Heading into the first round on Thursday night, the consensus number one overall pick, QB Trevor Lawrence, sold his NFT collection for $225k. Surely he could have used that cash more as a college student than a pro athlete.

There’s no doubt that future professional athletes will also look to capitalize on selling digital assets. Additionally, with new NCAA guidelines that now allow players to profit from their Name, Image, and Likeness (NIL), college players will also look to sell NFTs way before they are eligible to go pro.

The key will be to design a program that satisfies all stakeholders involved: the players, the university, the fans, and, of course, the NCAA.

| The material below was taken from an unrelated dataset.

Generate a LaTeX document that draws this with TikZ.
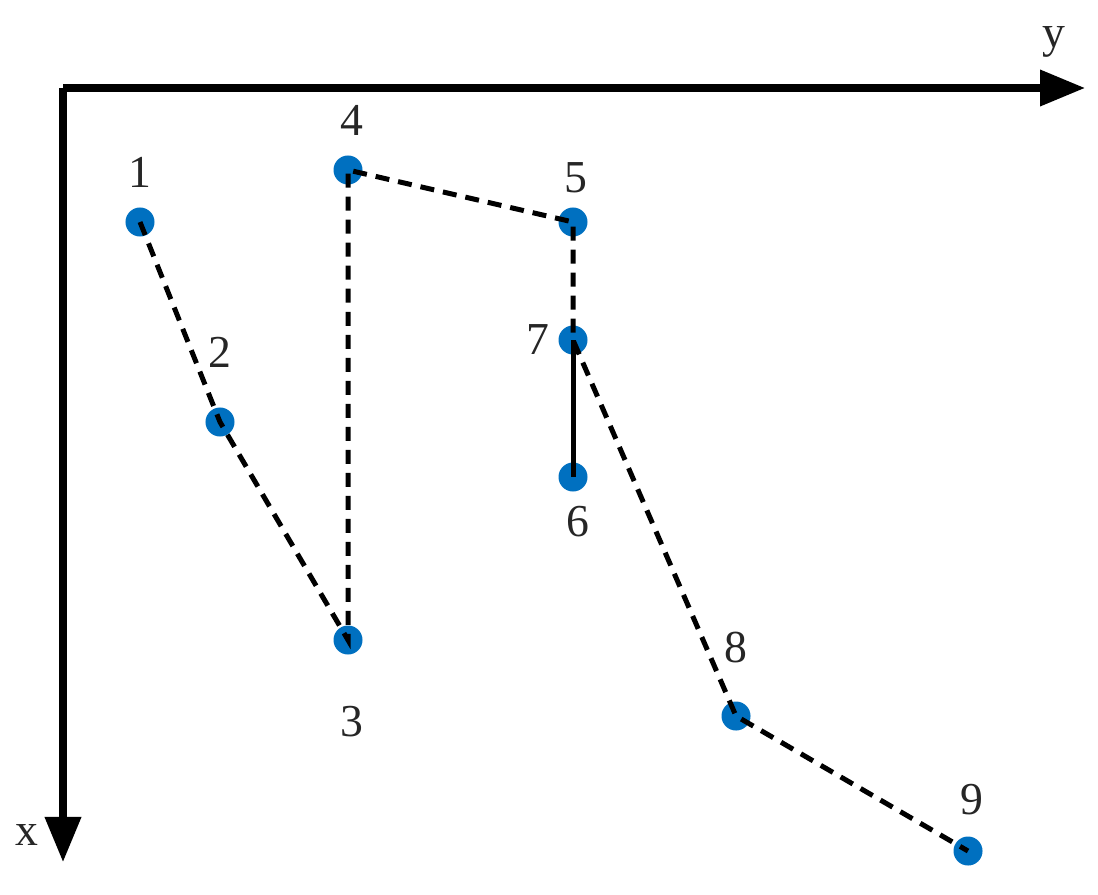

Digital assets such as NFTs can provide a solution. Here is an example of what the program looks like for a D1 Football player at an elite program:

  • First day freshman year each player is given a distinct number of tokens (e.g. 50) to sell as NFTs

  • Player and university each get a percentage profit from the initial sale

  • Player profits from sale on the secondary market

  • Fans and holders of the football program’s NFTs get exclusive access to content and other program offerings.

Digital assets are highly transparent in nature and cannot be sold on the black market. Therefore, the NCAA can easily track every transaction as legitimate.

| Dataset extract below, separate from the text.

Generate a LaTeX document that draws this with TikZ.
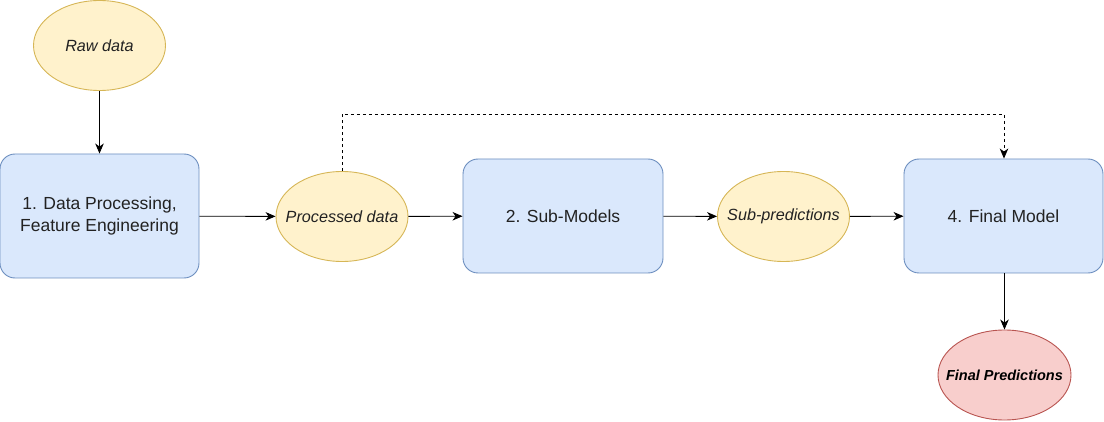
\documentclass[tikz,border=0pt]{standalone}
\usepackage{fontspec}
\setmainfont{Liberation Sans}
\usetikzlibrary{shapes.geometric,arrows.meta}
\definecolor{yfill}{HTML}{FFF2CC}
\definecolor{ydraw}{HTML}{D6B656}
\definecolor{bfill}{HTML}{DAE8FC}
\definecolor{bdraw}{HTML}{6C8EBF}
\definecolor{rfill}{HTML}{F8CECC}
\definecolor{rdraw}{HTML}{B85450}
\definecolor{txt}{HTML}{222222}
\tikzset{
  databubble/.style={ellipse, draw=ydraw, fill=yfill, line width=0.9pt, minimum width=132pt, minimum height=90pt, inner xsep=-25pt, inner ysep=0pt, text=txt, font=\fontsize{16.2}{19}\selectfont\itshape},
  procbox/.style={rectangle, rounded corners=15pt, draw=bdraw, fill=bfill, line width=0.9pt, minimum width=199pt, minimum height=114pt, inner sep=0pt, text=txt, align=center, font=\fontsize{17.5}{22.7}\selectfont},
  resultbubble/.style={ellipse, draw=rdraw, fill=rfill, line width=0.9pt, minimum width=133pt, minimum height=90pt, inner xsep=-25pt, inner ysep=0pt, text=black, font=\fontsize{14.5}{17}\selectfont\bfseries\itshape},
  link/.style={line width=0.9pt, -{Stealth[length=10pt,width=8.5pt,inset=3pt]}},
  dashlink/.style={link, dash pattern=on 3pt off 3pt}
}
\begin{document}
\begin{tikzpicture}[x=1pt,y=-1pt]
\useasboundingbox (0,0) rectangle (1104,422);
\node[databubble] (raw) at (99.5,45.5) {Raw data};
\node[procbox, minimum height=124pt] (dp) at (99.5,216) {1. Data Processing,\\Feature Engineering};
\node[databubble] (pd) at (342,216.5) {Processed data};
\node[procbox, minimum width=200pt] (sm) at (563,216) {2. Sub-Models};
\node[databubble] (sp) at (783.5,216.5) {Sub-predictions};
\node[procbox] (fm) at (1003.5,216) {4. Final Model};
\node[resultbubble] (fp) at (1004.5,375) {Final Predictions};
\coordinate (c1) at (342,114);
\coordinate (c2) at (1004,114);
\draw[link] (raw) -- (dp);
\draw[link] (dp) -- (pd);
\draw[link] (pd) -- (sm);
\draw[link] (sm) -- (sp);
\draw[link] (sp) -- (fm);
\draw[link] (fm.south -| fp.north) -- (fp);
\draw[dashlink] (pd.north) -- (c1) -- (c2) -- (c2 |- fm.north);
\end{tikzpicture}
\end{document}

Token owners will be fans who get special access to team information or rewards like prioritized seating, gear, events, and appreciation of the value of the token as the player performs well. Imagine being the owner of Tom Brady’s freshman year Michigan NFTs.

To incentivize the players to be student-athletes and not simply athletes, they can be rewarded with additional tokens for good grades and academic performance.

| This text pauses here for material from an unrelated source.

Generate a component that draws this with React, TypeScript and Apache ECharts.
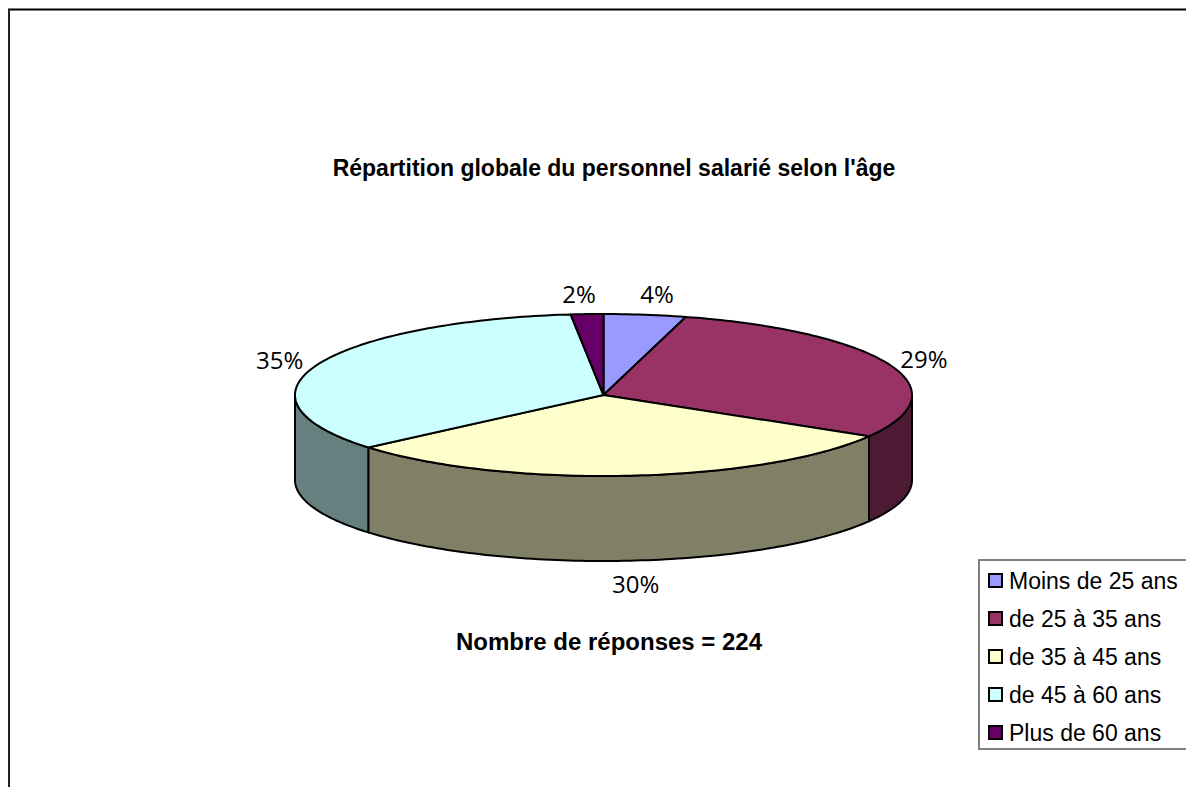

Furthermore, at the start of each season, their tokens can increase. For example, the beginning of each season could look like this:

  • Seniors receive 400 tokens

  • Juniors receive 200 tokens

  • Sophomores receive 100

  • Freshman receive 50

  • +500 tokens for graduating

By this math, a student who stayed four years and graduated will have earned 1250 tokens. This incentivizes students to stay in school and lowers the opportunity costs of staying until graduation.

Take Trevor Lawrence for example. He went pro after his junior season and sold his NFTs for $225k. By the method above he’d have 350 tokens valued at $642 per token. If he stayed in school for a senior season and graduated (a total of 900 more tokens) he could earn an extra $577k.

Certainly, not all athletes will be bound for the NFL or go pro, yet there will still be demand from dedicated fan bases. It also increases rewards for athletes who invest time and energy into being on scholarship yet have no chance of going pro. For the athletes that will turn pro, the proceeds of the sale of the tokens can help support them financially until they are drafted.

In summary, digital assets can help align incentives:

  • Players: Profit from NIL

  • University: Profit from sale of tokens, increase fan engagement, top recruits attend university instead of opting out of college for minor leagues

  • Fans: Increased engagement with team and favorite program

  • NCAA: emphasizes “student first” mentality for athletes, rewards athletes who stay in school longer

In a new age of collegiate athletics, NFTs can be the solution the NCAA has been looking for.